Harald became King of Norway in January 1991 upon the death of his father and was consecrated alongside his wife, Queen Sonja, (who became the first Norwegian queen to be born a commoner) later that year.
As mentioned in another article, Harald’s reign has been marked by maintaining the status quo set by his grandfather and father, focusing on social issues and allowing the government to govern. Lately, his focus has been on children and their welfare.
His reign has also seen a much more open and visible Royal Family and court and has ushered in social changes including two commoner in-laws in Crown Princess Mette-Marit and the late Ari Behn (who had been married to Princess Märtha Louise), and a much more open approach to media coverage. He has also opened up royal residences to the public, making these venues accessible to the public for the first time in many cases.
Harald, the first Norwegian king to be born in the country since the Middle Ages, set a precedent with his 1968 marriage to commoner Sonja Haraldsen. After a nine-year courtship, Harald gave his father Olav an ultimatum: either he married Sonja, or he would never marry, ending the line of succession. Olav agreed, and the couple were married (later having two children: Crown Prince Haakon and Princess Märtha Louise).
In 2001, Harald’s son married a controversial commoner bride, Mette-Marit Tjessem Høiby: a single mother with a party-girl past. The couple weathered the storm of negative press coverage together, with the blessing of Harald and Sonja, and this year will celebrate their 20th wedding anniversary.
Princess Märtha Louise also married a commoner, the late Ari Behn, who fathered her three children, following in her parents’ footsteps.

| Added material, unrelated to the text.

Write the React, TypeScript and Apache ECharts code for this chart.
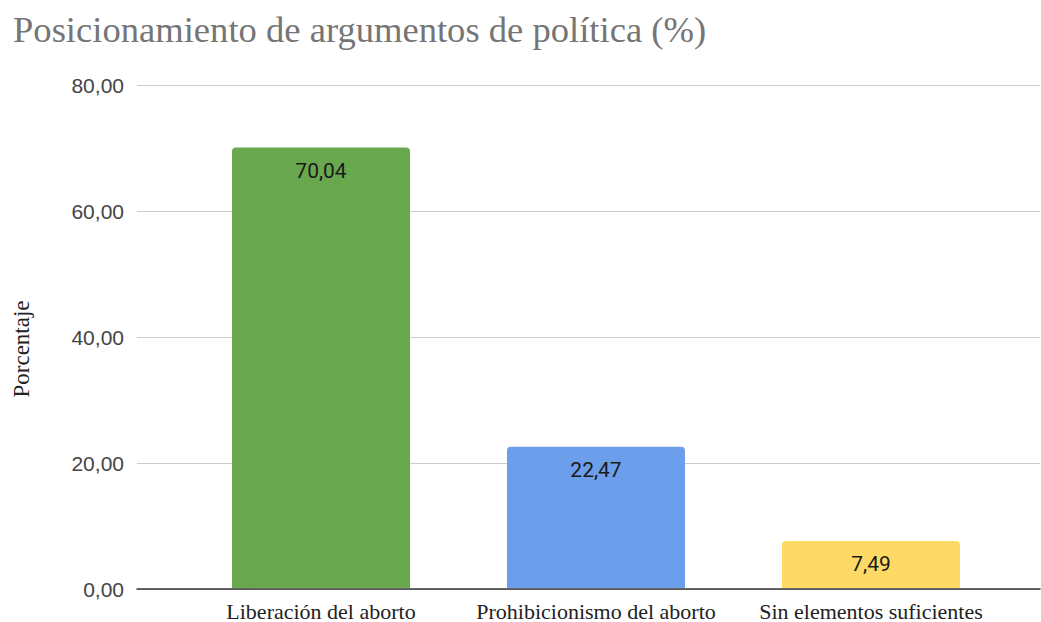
import React, { useEffect, useRef } from "react";
import * as echarts from "echarts";

const categories = ["Liberación del aborto", "Prohibicionismo del aborto", "Sin elementos suficientes"];
const values = [70.04, 22.47, 7.49];
const colors = ["#6aa84f", "#6d9eeb", "#ffd966"];
const titleText = "Posicionamiento de argumentos de política (%)";
const yName = "Porcentaje";

const fmt = (v: number) => v.toFixed(2).replace(".", ",");

export default function App() {
  const ref = useRef<HTMLDivElement>(null);
  useEffect(() => {
    document.body.style.margin = "0";
    const chart = echarts.init(ref.current!, null, { renderer: "svg" });
    chart.setOption({
      animation: false,
      backgroundColor: "#ffffff",
      title: {
        text: titleText,
        left: 8,
        top: 6,
        textStyle: { fontFamily: "Liberation Serif", fontSize: 36.6, fontWeight: "normal", color: "#757575" },
      },
      grid: [
        { left: 137, right: 1, top: 85, height: 504 },
        { left: 183.5, width: 825, top: 85, height: 504 },
      ],
      xAxis: [
        {
          gridIndex: 0,
          type: "category",
          data: categories,
          axisLine: { show: true, lineStyle: { color: "#333333", width: 1.5 } },
          axisTick: { show: false },
          axisLabel: { show: false },
        },
        {
          gridIndex: 1,
          type: "category",
          data: categories,
          axisLine: { show: false },
          axisTick: { show: false },
          axisLabel: { interval: 0, hideOverlap: false, margin: 12, fontFamily: "Liberation Serif", fontSize: 22, color: "#222222" },
        },
      ],
      yAxis: [
        {
          gridIndex: 0,
          type: "value",
          min: 0,
          max: 80,
          interval: 20,
          name: yName,
          nameLocation: "middle",
          nameGap: 104,
          nameTextStyle: { fontFamily: "Liberation Serif", fontSize: 23, color: "#222222", padding: [0, 24, 0, 0] },
          axisLine: { show: false },
          axisTick: { show: false },
          axisLabel: { margin: 13, fontFamily: "Liberation Sans", fontSize: 21, color: "#444444", formatter: (v: number) => fmt(v) },
          splitLine: { lineStyle: { color: "#cccccc", width: 1 } },
        },
        {
          gridIndex: 1,
          type: "value",
          min: 0,
          max: 80,
          interval: 20,
          show: false,
          splitLine: { show: false },
        },
      ],
      series: [
        {
          type: "bar",
          xAxisIndex: 1,
          yAxisIndex: 1,
          barWidth: 178,
          data: values.map((v, i) => ({ value: v, itemStyle: { color: colors[i], borderRadius: [4, 4, 0, 0] } })),
          label: {
            show: true,
            position: "insideTop",
            distance: 13,
            fontFamily: "Roboto",
            fontSize: 21,
            color: "#1a1a1a",
            formatter: (p: any) => fmt(p.value),
          },
        },
      ],
    });
    return () => chart.dispose();
  }, []);
  return <div ref={ref} style={{ width: 1041, height: 622 }} />;
}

King Harald has ruled over a modern Norwegian Royal Court, opening up access to the family like never before. The Norwegian royals are more open publicly now than they ever were, and the royal residences are mostly open to visitors and tourists who want to see the way they live.
King Harald and Queen Sonja have been attempting to open a royal museum in Oslo, though so far this project remains unfulfilled.
Popularity for the Norwegian monarchy has never dipped to levels that would worry the Royal Family. In 2012, 93% of Norwegians felt the Royal Family were doing a positive job for the country. As Harald’s reign continues into its fourth decade, he can be assured that he has done a great job for his country.